→ WRITTEN REQUEST
In the listing that follows, retype every line from the first through the one containing "3.58, 3.70, 3.83]". Pictures are to be left out.

..............................

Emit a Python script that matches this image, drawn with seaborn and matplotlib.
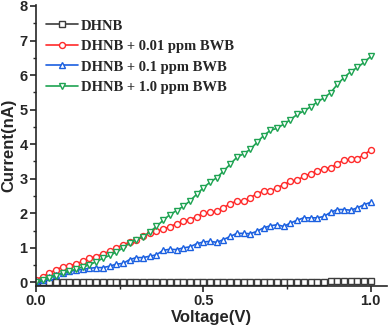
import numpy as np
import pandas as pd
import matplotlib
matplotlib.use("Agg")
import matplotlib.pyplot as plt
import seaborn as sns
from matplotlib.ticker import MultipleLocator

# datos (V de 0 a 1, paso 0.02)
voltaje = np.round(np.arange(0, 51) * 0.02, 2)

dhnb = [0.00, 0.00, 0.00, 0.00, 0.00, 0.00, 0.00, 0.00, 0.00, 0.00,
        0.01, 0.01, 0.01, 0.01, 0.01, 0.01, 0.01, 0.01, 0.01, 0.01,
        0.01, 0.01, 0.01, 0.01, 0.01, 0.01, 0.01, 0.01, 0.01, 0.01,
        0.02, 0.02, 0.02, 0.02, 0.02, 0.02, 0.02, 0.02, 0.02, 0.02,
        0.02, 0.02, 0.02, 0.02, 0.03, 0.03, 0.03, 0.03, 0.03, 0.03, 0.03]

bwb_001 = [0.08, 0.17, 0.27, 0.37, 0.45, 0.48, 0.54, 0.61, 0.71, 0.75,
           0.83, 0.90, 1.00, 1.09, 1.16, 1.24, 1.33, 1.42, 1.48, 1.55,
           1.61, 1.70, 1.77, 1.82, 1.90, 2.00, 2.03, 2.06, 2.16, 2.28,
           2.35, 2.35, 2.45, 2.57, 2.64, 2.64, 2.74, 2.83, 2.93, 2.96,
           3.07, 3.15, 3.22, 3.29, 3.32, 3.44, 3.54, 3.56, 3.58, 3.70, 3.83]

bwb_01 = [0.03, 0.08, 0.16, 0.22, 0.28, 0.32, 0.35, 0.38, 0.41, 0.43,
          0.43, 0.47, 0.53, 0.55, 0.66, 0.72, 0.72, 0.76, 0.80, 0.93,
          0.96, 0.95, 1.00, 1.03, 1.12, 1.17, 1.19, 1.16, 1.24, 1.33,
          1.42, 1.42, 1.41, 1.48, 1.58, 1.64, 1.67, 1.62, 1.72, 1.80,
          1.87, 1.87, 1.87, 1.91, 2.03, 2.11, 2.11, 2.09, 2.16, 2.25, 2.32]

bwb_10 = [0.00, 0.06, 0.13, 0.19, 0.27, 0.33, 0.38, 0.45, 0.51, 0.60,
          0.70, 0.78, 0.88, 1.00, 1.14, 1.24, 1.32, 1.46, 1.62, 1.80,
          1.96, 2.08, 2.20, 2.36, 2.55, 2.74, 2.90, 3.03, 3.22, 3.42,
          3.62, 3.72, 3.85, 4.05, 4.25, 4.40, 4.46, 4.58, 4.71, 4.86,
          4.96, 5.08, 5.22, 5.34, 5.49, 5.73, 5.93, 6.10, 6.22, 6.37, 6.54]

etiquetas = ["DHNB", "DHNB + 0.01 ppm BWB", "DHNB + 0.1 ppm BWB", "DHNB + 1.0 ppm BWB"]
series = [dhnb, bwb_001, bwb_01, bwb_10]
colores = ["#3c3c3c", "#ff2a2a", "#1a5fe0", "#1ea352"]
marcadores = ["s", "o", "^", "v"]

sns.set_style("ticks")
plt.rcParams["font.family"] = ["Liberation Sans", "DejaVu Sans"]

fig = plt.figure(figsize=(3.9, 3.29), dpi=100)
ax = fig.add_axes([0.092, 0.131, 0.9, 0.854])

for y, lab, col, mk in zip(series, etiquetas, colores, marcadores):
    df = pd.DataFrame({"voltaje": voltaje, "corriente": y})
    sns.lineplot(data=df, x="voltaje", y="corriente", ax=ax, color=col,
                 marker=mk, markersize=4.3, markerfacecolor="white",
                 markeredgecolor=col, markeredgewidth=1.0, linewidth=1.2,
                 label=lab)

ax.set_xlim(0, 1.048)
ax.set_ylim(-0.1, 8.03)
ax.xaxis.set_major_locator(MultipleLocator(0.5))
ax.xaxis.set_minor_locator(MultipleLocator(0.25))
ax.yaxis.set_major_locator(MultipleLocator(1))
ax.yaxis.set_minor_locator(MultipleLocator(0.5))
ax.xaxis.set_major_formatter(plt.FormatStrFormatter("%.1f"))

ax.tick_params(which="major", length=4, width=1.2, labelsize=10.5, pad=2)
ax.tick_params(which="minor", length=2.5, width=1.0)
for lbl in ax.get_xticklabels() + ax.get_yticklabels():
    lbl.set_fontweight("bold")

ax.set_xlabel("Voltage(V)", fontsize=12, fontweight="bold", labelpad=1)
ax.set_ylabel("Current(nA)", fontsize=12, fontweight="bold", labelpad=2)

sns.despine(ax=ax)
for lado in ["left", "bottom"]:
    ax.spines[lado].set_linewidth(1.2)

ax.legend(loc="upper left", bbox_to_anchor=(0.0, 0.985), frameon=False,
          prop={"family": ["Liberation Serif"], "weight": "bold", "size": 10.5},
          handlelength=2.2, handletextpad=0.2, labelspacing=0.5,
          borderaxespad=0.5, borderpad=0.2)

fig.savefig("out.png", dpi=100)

..............................

→ ANSWER FOR THIS EXERCISE
Emit a Python script that matches this image, drawn with seaborn and matplotlib.
import numpy as np
import pandas as pd
import matplotlib
matplotlib.use("Agg")
import matplotlib.pyplot as plt
import seaborn as sns
from matplotlib.ticker import MultipleLocator

# datos (V de 0 a 1, paso 0.02)
voltaje = np.round(np.arange(0, 51) * 0.02, 2)

dhnb = [0.00, 0.00, 0.00, 0.00, 0.00, 0.00, 0.00, 0.00, 0.00, 0.00,
        0.01, 0.01, 0.01, 0.01, 0.01, 0.01, 0.01, 0.01, 0.01, 0.01,
        0.01, 0.01, 0.01, 0.01, 0.01, 0.01, 0.01, 0.01, 0.01, 0.01,
        0.02, 0.02, 0.02, 0.02, 0.02, 0.02, 0.02, 0.02, 0.02, 0.02,
        0.02, 0.02, 0.02, 0.02, 0.03, 0.03, 0.03, 0.03, 0.03, 0.03, 0.03]

bwb_001 = [0.08, 0.17, 0.27, 0.37, 0.45, 0.48, 0.54, 0.61, 0.71, 0.75,
           0.83, 0.90, 1.00, 1.09, 1.16, 1.24, 1.33, 1.42, 1.48, 1.55,
           1.61, 1.70, 1.77, 1.82, 1.90, 2.00, 2.03, 2.06, 2.16, 2.28,
           2.35, 2.35, 2.45, 2.57, 2.64, 2.64, 2.74, 2.83, 2.93, 2.96,
           3.07, 3.15, 3.22, 3.29, 3.32, 3.44, 3.54, 3.56, 3.58, 3.70, 3.83]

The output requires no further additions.